Many local officials and their challengers still run as Democrats without GOP opposition. Even in many majority-Republican counties, the Democratic primary operates as the de facto general election for certain local offices.
Local races (of which there are many) drive turnout even when state offices are contested. The Democratic primary attracts more voters than the Republican primary despite GOP dominance in statewide elections. A large share of the Democratic primary voters do not support the Democratic nominees in the general election.
Interestingly, I suppose this is one factor that saved Thad Cochran in his primary race last Senate election — those rural down ticket Democrats not being in the Republican voting pool.
So…
The size of the dropoff between August and November can be staggering. Nearly 90 percent of Tippah County voters participated in the Democratic primary, but only 25 percent cast their ballot for the Democratic nominee in 2011. Ninety-two percent voted in Carroll County’s Democratic primary, but only 29 percent went blue in 2011. In total, 17 counties (21 percent) have at least a 50-point gap between Democratic share of the primary and general election vote.
Bottom line, and this probably works as well in South Carolina with your Alvin Greenes of the world.
But even in the Democrats’ atrophied condition, it would have been almost impossible for Gray or any unknown candidate to have won a majority of the vote without the systemic distortion and dilution of the electorate created by Mississippi’s antiquated primary laws and traditions.
Cue the comments from chest-beating Republicans and conservatives “dumb ignorant Democrats” mixed with the creepy “this vestige of 19th century election laws is a-okay”…

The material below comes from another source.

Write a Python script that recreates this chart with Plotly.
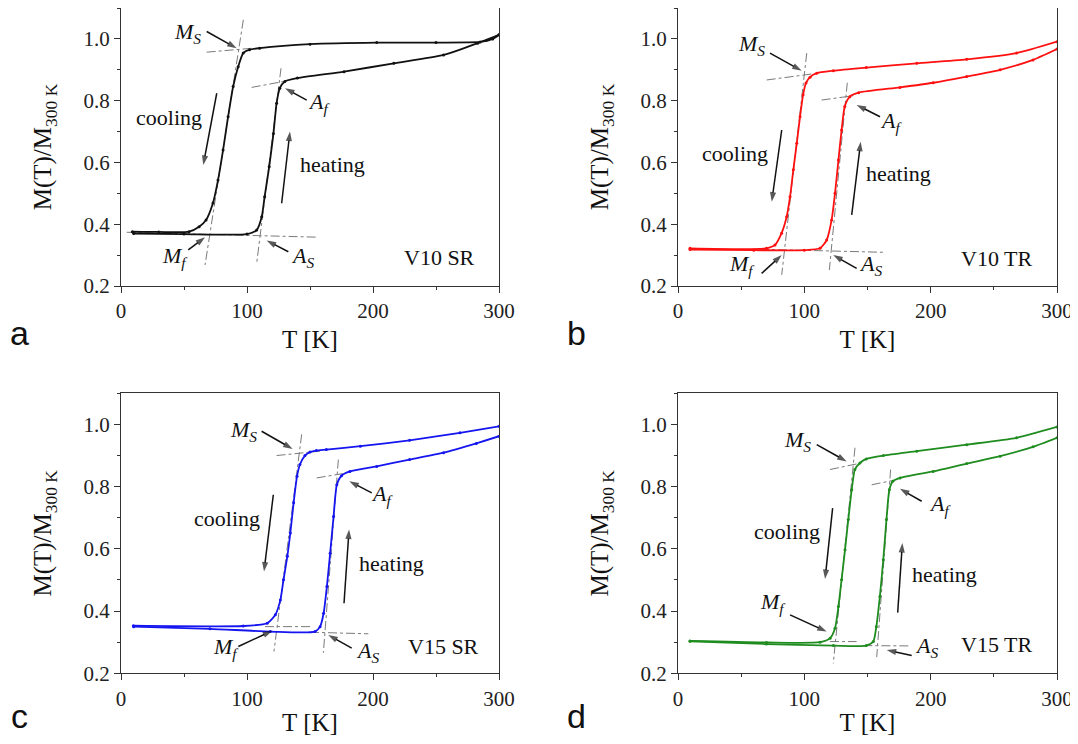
import plotly.graph_objects as go

# ---------------- data ----------------
# Panel a: V10 SR (black)
a_cool_T = [9, 30, 54, 62, 67.5, 73, 77, 81, 85, 89, 93, 97, 102, 110, 150, 203, 250, 285, 295, 300]
a_cool_M = [0.376, 0.375, 0.376, 0.392, 0.414, 0.469, 0.543, 0.640, 0.748, 0.846, 0.910, 0.954,
            0.965, 0.970, 0.983, 0.988, 0.988, 0.990, 1.000, 1.013]
a_heat_T = [10, 50, 100, 107.7, 111.7, 114, 117.6, 121, 123.5, 126, 130, 140, 177, 216.5, 256, 283, 300]
a_heat_M = [0.370, 0.368, 0.368, 0.381, 0.424, 0.489, 0.586, 0.694, 0.792, 0.840, 0.862, 0.873,
            0.894, 0.921, 0.948, 0.986, 1.013]

# Panel b: V10 TR (red)
b_cool_T = [9.5, 70, 76.8, 82, 86, 88.7, 91.3, 94, 96.6, 99, 101.3, 104.5, 109.8, 123, 149, 189, 228.5, 268, 300]
b_cool_M = [0.322, 0.322, 0.333, 0.371, 0.424, 0.489, 0.576, 0.662, 0.748, 0.819, 0.857, 0.876,
            0.889, 0.897, 0.907, 0.921, 0.934, 0.954, 0.991]
b_heat_T = [9.5, 60, 100, 112.4, 117.7, 121.6, 124.3, 127, 129.5, 132, 136, 143, 175.7, 202, 228.5, 255, 281, 300]
b_heat_M = [0.318, 0.316, 0.316, 0.322, 0.349, 0.414, 0.500, 0.608, 0.705, 0.781, 0.813, 0.826,
            0.843, 0.858, 0.878, 0.900, 0.932, 0.967]

# Panel c: V15 SR (blue)
c_cool_T = [9.8, 97, 116, 122.5, 126.5, 129, 132, 134.4, 137, 139.7, 142, 146, 150, 155, 163, 190, 229, 269, 300]
c_cool_M = [0.353, 0.352, 0.361, 0.388, 0.436, 0.501, 0.576, 0.651, 0.748, 0.833, 0.871, 0.900,
            0.911, 0.916, 0.919, 0.930, 0.949, 0.973, 0.994]
c_heat_T = [10, 70.6, 118.5, 154, 158, 160.8, 163.4, 166, 168.7, 171.3, 175, 181.7, 202.9, 229, 256, 282, 300]
c_heat_M = [0.350, 0.343, 0.334, 0.334, 0.350, 0.393, 0.479, 0.586, 0.704, 0.806, 0.835, 0.849,
            0.865, 0.887, 0.909, 0.939, 0.962]

# Panel d: V15 TR (green)
d_cool_T = [9.5, 70, 112.4, 120.4, 124.3, 127, 129.5, 132.2, 134.8, 137.5, 140, 144, 149, 162.5, 189, 228.5, 268, 300]
d_cool_M = [0.304, 0.299, 0.300, 0.313, 0.345, 0.415, 0.501, 0.597, 0.694, 0.790, 0.855, 0.876,
            0.889, 0.900, 0.914, 0.935, 0.957, 0.992]
d_heat_T = [9.5, 70, 123, 149, 154.6, 157, 159.8, 162.5, 165, 167.3, 170, 175.7, 202, 228.5, 255, 281, 300]
d_heat_M = [0.303, 0.294, 0.289, 0.289, 0.302, 0.350, 0.447, 0.565, 0.694, 0.790, 0.817, 0.828,
            0.849, 0.874, 0.898, 0.928, 0.957]

# Tangent construction lines: segments (T0, T1, M0, M1)
a_tangents = [(68, 105, 0.957, 0.970), (97.1, 66.7, 1.062, 0.268), (103.7, 128.8, 0.843, 0.862),
              (127, 107.7, 0.905, 0.274), (4.5, 156.6, 0.374, 0.358)]
b_tangents = [(70.2, 107, 0.867, 0.887), (101.9, 82.1, 0.954, 0.236), (113.7, 138.8, 0.802, 0.816),
              (134, 119.8, 0.858, 0.252), (64.9, 163.9, 0.319, 0.309)]
c_tangents = [(123.5, 158, 0.900, 0.914), (143.4, 121.4, 0.968, 0.270), (155.3, 176.4, 0.828, 0.842),
              (172.5, 160.6, 0.887, 0.266), (114.3, 150, 0.350, 0.350), (150, 196.3, 0.332, 0.327)]
d_tangents = [(120.3, 141.4, 0.855, 0.873), (140.1, 122.9, 0.925, 0.232), (153.3, 169.1, 0.806, 0.819),
              (168.3, 157.3, 0.855, 0.252), (120.3, 141.4, 0.302, 0.302), (146.7, 183.6, 0.289, 0.288)]

sample_labels = ["V10 SR", "V10 TR", "V15 SR", "V15 TR"]
panel_letters = ["a", "b", "c", "d"]
colors = ["#111111", "#ff1010", "#1515f0", "#1e8c1e"]

x_ticks = [0, 100, 200, 300]
y_ticks = [0.2, 0.4, 0.6, 0.8, 1.0]

panels = [
    (a_cool_T, a_cool_M, a_heat_T, a_heat_M, a_tangents),
    (b_cool_T, b_cool_M, b_heat_T, b_heat_M, b_tangents),
    (c_cool_T, c_cool_M, c_heat_T, c_heat_M, c_tangents),
    (d_cool_T, d_cool_M, d_heat_T, d_heat_M, d_tangents),
]

# Annotation layout per panel (positions in data units of that panel)
MS = "<i>M</i><sub><i>S</i></sub>"
MF = "<i>M</i><sub><i>f</i></sub>"
AF = "<i>A</i><sub><i>f</i></sub>"
AS = "<i>A</i><sub><i>S</i></sub>"
panel_text = [
    [(MS, 52.4, 1.019), (AF, 157, 0.793), ("cooling", 38, 0.747), ("heating", 167.9, 0.592),
     (MF, 42.9, 0.294), (AS, 144.4, 0.294)],
    [(MS, 58.3, 0.981), (AF, 168.4, 0.732), ("cooling", 45.5, 0.630), ("heating", 174.4, 0.565),
     (MF, 51, 0.268), (AS, 152, 0.268)],
    [(MS, 97, 0.978), (AF, 207, 0.774), ("cooling", 83.9, 0.699), ("heating", 214.8, 0.554),
     (MF, 83.3, 0.281), (AS, 195.6, 0.270)],
    [(MS, 94.6, 0.946), (AF, 207.5, 0.742), ("cooling", 86, 0.656), ("heating", 210.6, 0.517),
     (MF, 75.5, 0.425), (AS, 196.8, 0.286)],
]
# arrows: (tail_x, tail_y, head_x, head_y)
panel_arrows = [
    [(68, 1.024, 91.8, 0.970), (147.4, 0.802, 130.2, 0.840), (76, 0.824, 65.3, 0.592),
     (127.5, 0.468, 134.1, 0.700), (53.4, 0.317, 66.7, 0.358), (132.8, 0.311, 115.6, 0.347)],
    [(72.8, 0.954, 97.9, 0.897), (159.9, 0.748, 141.4, 0.786), (82.1, 0.705, 74.2, 0.473),
     (137.5, 0.430, 144.6, 0.667), (66.2, 0.241, 82.1, 0.300), (141.4, 0.257, 122.9, 0.300)],
    [(111.6, 0.978, 136.2, 0.921), (199, 0.780, 181.2, 0.817), (120.9, 0.774, 113.5, 0.527),
     (177, 0.425, 181, 0.662), (93.1, 0.286, 120.1, 0.337), (183.1, 0.281, 164.5, 0.323)],
    [(109.8, 0.935, 133.5, 0.881), (192.9, 0.753, 175.7, 0.793), (122.4, 0.731, 116.4, 0.503),
     (173.9, 0.395, 177.6, 0.619), (88.7, 0.388, 117.7, 0.334), (185, 0.257, 165.2, 0.275)],
]
sample_pos = [(253, 0.291), (252.3, 0.290), (255.8, 0.286), (252.3, 0.291)]

# ---------------- figure ----------------
OFF = 8  # default page margin of the html body
W, H = 1078 - OFF, 744 - 2 * OFF  # figure plus the page margins fit the window without scrolling
def px_x(p):
    return min(1.0, max(0.0, (p - OFF) / W))
def px_y(p):
    return min(1.0, max(0.0, 1 - (p - OFF) / H))

x_domains = [[px_x(121), px_x(499)], [px_x(678), px_x(1057)]]
y_domains = [[px_y(286), px_y(8)], [px_y(673.3), px_y(393.3)]]
letter_pos = [(19.5, 333), (576, 333), (19.5, 716), (576, 716)]

SERIF = "Liberation Serif"
fig = go.Figure()

for i, (cT, cM, hT, hM, tans) in enumerate(panels):
    xa = "x" if i == 0 else f"x{i + 1}"
    ya = "y" if i == 0 else f"y{i + 1}"
    # tangent construction lines
    tx, ty = [], []
    for (t0, t1, m0, m1) in tans:
        tx += [t0, t1, None]
        ty += [m0, m1, None]
    fig.add_trace(go.Scatter(x=tx, y=ty, mode="lines", xaxis=xa, yaxis=ya, showlegend=False,
                             line=dict(color="#7a7a7a", width=1, dash="dashdot"), hoverinfo="skip"))
    for T, M, name in [(cT, cM, "cooling"), (hT, hM, "heating")]:
        fig.add_trace(go.Scatter(x=T, y=M, mode="lines+markers", xaxis=xa, yaxis=ya, name=name,
                                 showlegend=False,
                                 line=dict(color=colors[i], width=1.8, shape="spline", smoothing=0.6),
                                 marker=dict(color=colors[i], size=3)))
    # arrows drawn as short lines ending in an arrow marker
    for (t0, m0, t1, m1) in panel_arrows[i]:
        fig.add_trace(go.Scatter(x=[t0, t1], y=[m0, m1], mode="lines+markers", xaxis=xa, yaxis=ya,
                                 showlegend=False, hoverinfo="skip",
                                 line=dict(color="#111", width=1.5),
                                 marker=dict(symbol=["circle", "arrow"], size=[0, 10], color="#111",
                                             angleref="previous", line=dict(width=0))))

    for (txt, x, y) in panel_text[i]:
        fig.add_annotation(x=x, y=y, xref=xa, yref=ya, text=txt, showarrow=False,
                           xanchor="center", yanchor="middle",
                           font=dict(family=SERIF, size=22, color="#111"))
    sx, sy = sample_pos[i]
    fig.add_annotation(x=sx, y=sy, xref=xa, yref=ya, text=sample_labels[i], showarrow=False,
                       xanchor="center", yanchor="middle",
                       font=dict(family=SERIF, size=22, color="#111"))
    lx, ly = letter_pos[i]
    fig.add_annotation(x=px_x(lx), y=px_y(ly), xref="paper", yref="paper", text=panel_letters[i],
                       showarrow=False, xanchor="center", yanchor="middle",
                       font=dict(family="Liberation Sans", size=34, color="#111"))

axis_common = dict(showline=True, mirror=True, linecolor="#333", linewidth=1, ticks="outside",
                   ticklen=6, tickwidth=1, tickcolor="#333", showgrid=False, zeroline=False,
                   automargin=False,
                   tickfont=dict(family=SERIF, size=21, color="#222"))
layout_axes = {}
for i in range(4):
    xname = "xaxis" if i == 0 else f"xaxis{i + 1}"
    yname = "yaxis" if i == 0 else f"yaxis{i + 1}"
    anchor_x = "y" if i == 0 else f"y{i + 1}"
    anchor_y = "x" if i == 0 else f"x{i + 1}"
    layout_axes[xname] = dict(axis_common, domain=x_domains[i % 2], anchor=anchor_x, range=[0, 300],
                              tickvals=x_ticks, ticktext=[str(v) for v in x_ticks],
                              minor=dict(dtick=50, ticklen=3, ticks="outside", tickcolor="#333"),
                              title=dict(text="T [K]", standoff=8,
                                         font=dict(family=SERIF, size=25, color="#111")))
    layout_axes[yname] = dict(axis_common, domain=y_domains[i // 2], anchor=anchor_y, range=[0.2, 1.1],
                              tickvals=y_ticks, ticktext=[f"{v:.1f}" for v in y_ticks],
                              minor=dict(dtick=0.1, tick0=0.2, ticklen=3, ticks="outside", tickcolor="#333"),
                              title=dict(text="M(T)/M<sub>300 K</sub>", standoff=24,
                                         font=dict(family=SERIF, size=25, color="#111")))

fig.update_layout(width=W, height=H, margin=dict(l=0, r=0, t=0, b=0, autoexpand=False), autosize=False,
                  paper_bgcolor="white", plot_bgcolor="white", showlegend=False, **layout_axes)

fig.write_html("out.html")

The one thing we will give Robert Gray — he is apparently running.  He has a consultant. Which is a thing that he should be doing. Granted, it’s going to be roughly the Christine O’Donnel “I’m You” pitch — the ad created by the “Demon Sheep” consultant — which was much mocked, but frankly was a case of “that’s all she got” —
I imagine he has better credentials to sell everyone on this “Mr/Ms. Smith goes to Washington” pitch, which is to suggest that the idea is the goal is… something less than embarassment… as he tours the state. The only thing I can’t help but see as potentially “ugh”-ish is, oh, something like you saw with Susan Boyle, who was quickly made up after he dumpy talent show appearance debut with … “huh”. (Probably just keep the jeans and flannel… you’re an “everyman politician”.)
Of course, actually hitching a run for office isn’t something everyone of these “some guy”s should do — I remember I saw in Internet comments someone saying “get Carville to coach up Alvin Greene”, which — would have been pointless.